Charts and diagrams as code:
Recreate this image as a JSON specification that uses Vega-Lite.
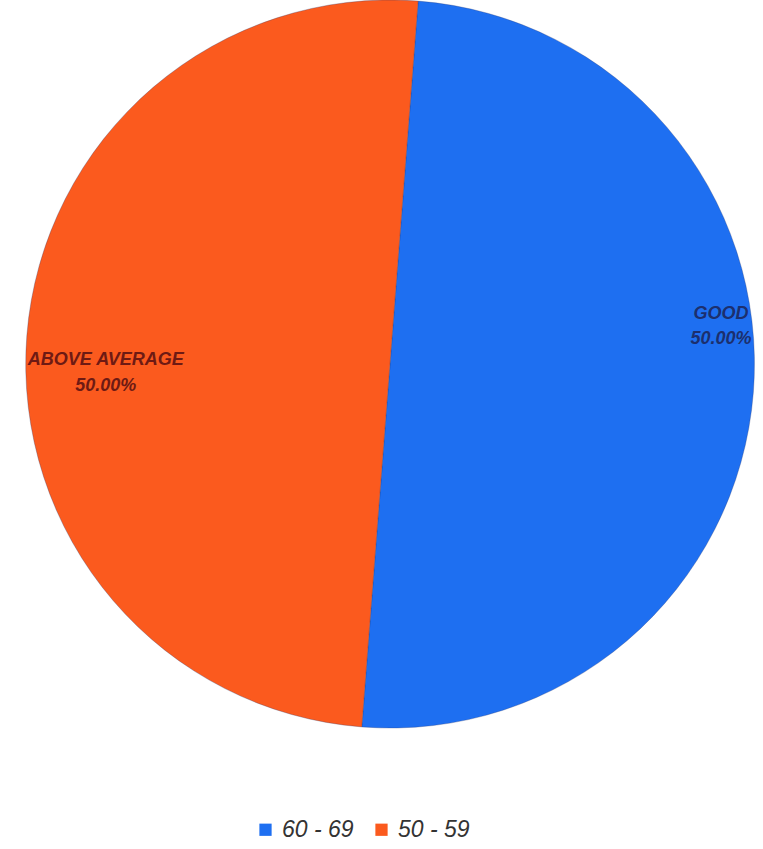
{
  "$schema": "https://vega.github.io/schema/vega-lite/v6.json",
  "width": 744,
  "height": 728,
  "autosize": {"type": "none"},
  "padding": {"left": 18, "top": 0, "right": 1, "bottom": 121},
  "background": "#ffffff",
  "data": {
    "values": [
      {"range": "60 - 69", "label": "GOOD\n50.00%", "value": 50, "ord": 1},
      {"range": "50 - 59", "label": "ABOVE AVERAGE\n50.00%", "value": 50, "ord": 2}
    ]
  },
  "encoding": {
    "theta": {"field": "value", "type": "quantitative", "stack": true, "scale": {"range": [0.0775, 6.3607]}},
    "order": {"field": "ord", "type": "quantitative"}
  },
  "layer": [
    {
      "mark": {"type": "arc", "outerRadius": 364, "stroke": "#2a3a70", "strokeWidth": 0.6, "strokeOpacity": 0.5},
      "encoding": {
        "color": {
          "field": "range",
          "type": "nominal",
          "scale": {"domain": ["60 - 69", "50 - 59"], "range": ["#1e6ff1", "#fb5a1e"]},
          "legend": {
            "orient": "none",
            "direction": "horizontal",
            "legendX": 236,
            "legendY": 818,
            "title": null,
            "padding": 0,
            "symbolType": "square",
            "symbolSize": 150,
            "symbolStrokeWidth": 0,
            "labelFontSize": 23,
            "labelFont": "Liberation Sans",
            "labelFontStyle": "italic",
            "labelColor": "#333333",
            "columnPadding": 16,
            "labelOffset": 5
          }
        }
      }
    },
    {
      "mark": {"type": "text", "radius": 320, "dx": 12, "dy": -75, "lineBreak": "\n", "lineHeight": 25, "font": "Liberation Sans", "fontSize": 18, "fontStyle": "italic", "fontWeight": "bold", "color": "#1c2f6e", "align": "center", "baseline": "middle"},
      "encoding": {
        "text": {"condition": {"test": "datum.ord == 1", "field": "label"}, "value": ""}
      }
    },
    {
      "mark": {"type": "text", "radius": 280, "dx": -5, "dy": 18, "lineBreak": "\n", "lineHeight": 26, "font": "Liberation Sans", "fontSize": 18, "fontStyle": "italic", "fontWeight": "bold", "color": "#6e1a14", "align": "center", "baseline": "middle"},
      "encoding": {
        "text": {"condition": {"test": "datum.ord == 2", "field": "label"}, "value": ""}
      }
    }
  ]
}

==

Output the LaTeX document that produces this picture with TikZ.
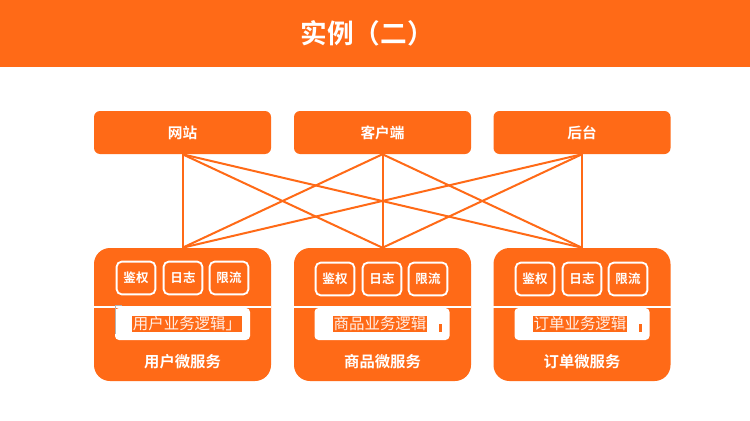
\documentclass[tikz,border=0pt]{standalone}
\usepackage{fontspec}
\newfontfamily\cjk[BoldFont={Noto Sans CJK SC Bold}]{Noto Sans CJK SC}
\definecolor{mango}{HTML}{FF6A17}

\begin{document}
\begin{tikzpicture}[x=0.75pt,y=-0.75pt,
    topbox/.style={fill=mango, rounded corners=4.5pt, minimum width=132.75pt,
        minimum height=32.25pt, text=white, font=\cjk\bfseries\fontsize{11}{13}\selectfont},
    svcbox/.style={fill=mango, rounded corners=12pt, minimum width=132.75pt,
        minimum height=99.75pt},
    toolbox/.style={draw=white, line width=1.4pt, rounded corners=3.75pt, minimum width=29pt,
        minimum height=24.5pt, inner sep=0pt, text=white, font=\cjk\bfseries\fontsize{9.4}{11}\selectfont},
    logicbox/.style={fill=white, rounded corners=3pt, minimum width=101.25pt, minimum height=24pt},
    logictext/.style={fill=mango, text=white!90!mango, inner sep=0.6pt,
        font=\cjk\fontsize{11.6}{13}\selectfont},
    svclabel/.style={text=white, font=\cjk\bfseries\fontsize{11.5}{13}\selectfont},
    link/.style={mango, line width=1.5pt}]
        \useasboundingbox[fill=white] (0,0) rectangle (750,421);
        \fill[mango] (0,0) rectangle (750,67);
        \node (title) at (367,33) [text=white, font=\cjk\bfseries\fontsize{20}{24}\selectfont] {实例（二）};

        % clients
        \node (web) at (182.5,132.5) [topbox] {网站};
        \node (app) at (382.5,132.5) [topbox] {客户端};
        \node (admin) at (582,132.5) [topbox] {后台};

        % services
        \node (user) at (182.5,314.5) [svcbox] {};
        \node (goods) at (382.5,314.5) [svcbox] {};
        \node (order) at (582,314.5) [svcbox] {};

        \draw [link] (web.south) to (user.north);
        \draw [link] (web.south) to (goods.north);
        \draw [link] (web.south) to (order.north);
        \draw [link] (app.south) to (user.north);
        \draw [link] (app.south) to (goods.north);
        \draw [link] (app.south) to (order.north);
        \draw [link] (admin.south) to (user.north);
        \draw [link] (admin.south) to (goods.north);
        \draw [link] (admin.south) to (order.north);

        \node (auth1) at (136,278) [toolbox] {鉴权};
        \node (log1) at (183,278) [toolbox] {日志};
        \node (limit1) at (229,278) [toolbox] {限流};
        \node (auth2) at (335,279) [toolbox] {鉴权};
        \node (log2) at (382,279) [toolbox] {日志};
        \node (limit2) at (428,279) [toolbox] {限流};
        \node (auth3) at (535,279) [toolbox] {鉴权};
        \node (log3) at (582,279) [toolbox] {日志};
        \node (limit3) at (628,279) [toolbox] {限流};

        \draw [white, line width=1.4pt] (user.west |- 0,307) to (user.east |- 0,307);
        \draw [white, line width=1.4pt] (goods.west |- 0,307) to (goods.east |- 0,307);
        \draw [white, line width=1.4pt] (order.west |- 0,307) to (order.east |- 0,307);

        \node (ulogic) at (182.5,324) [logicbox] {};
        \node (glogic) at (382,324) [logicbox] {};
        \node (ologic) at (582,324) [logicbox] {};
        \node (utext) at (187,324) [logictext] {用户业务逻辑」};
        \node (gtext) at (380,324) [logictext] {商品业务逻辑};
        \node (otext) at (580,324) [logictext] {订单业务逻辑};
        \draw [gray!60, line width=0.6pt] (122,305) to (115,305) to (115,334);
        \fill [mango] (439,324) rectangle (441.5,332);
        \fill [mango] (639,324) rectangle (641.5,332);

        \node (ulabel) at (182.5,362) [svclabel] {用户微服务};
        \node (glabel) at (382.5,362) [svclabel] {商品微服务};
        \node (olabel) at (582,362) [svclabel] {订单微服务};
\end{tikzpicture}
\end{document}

THE EXERCISE — Show all lines from the data above in which the word "this" appears.

THE RESULT —
Recreate this image as a JSON specification that uses Vega-Lite.
Output the LaTeX document that produces this picture with TikZ.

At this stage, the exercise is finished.